The following year Howland joined with Edward Winslow exploring the Kennebec River, looking for possible trading sites and natural resources that the colony could exploit. The year after that he was asked to participate in buying out the businessmen who had bankrolled the settlement of Plymouth ("Merchant Adventurers" was the term used at the time) so the colony could pursue its own goals without the pressure to remit profits back to England.
Then in 1626 the governor, William Bradford selected him to lead a team building a trading station on the Kennebec river and in 1628, Howland was elevated to the post of Assistant Governor.
Finally, in 1633 John Howland, then thirty-four, was admitted as a freeman of Plymouth. He and Elizabeth had by then acquired significant landholdings around Plymouth and after his being declared a freeman they diligently acquired more. Howland served at various times as Assistant Governor, Deputy to the General Court, Selectman, Surveyor of Highways and member of the Fur Committee.

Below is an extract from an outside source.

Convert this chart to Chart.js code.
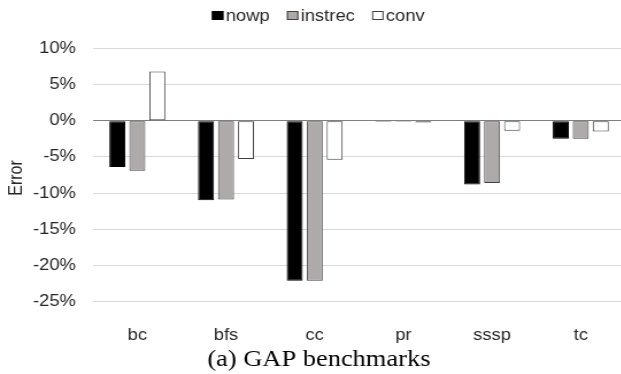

John and his wife Elizabeth had ten children, all of whom lived and had descendants. Their four sons were officers of the Plymouth Colony Militia, and served in other capacities.
John Howland died on the 23rd of February 1673, and was "with honour interred". This was accorded only to the leaders of the Colony, and meant that a squad of soldiers fired a volley over his grave. He is described in the records as a "godly man and an ardent professor in the ways of Christ."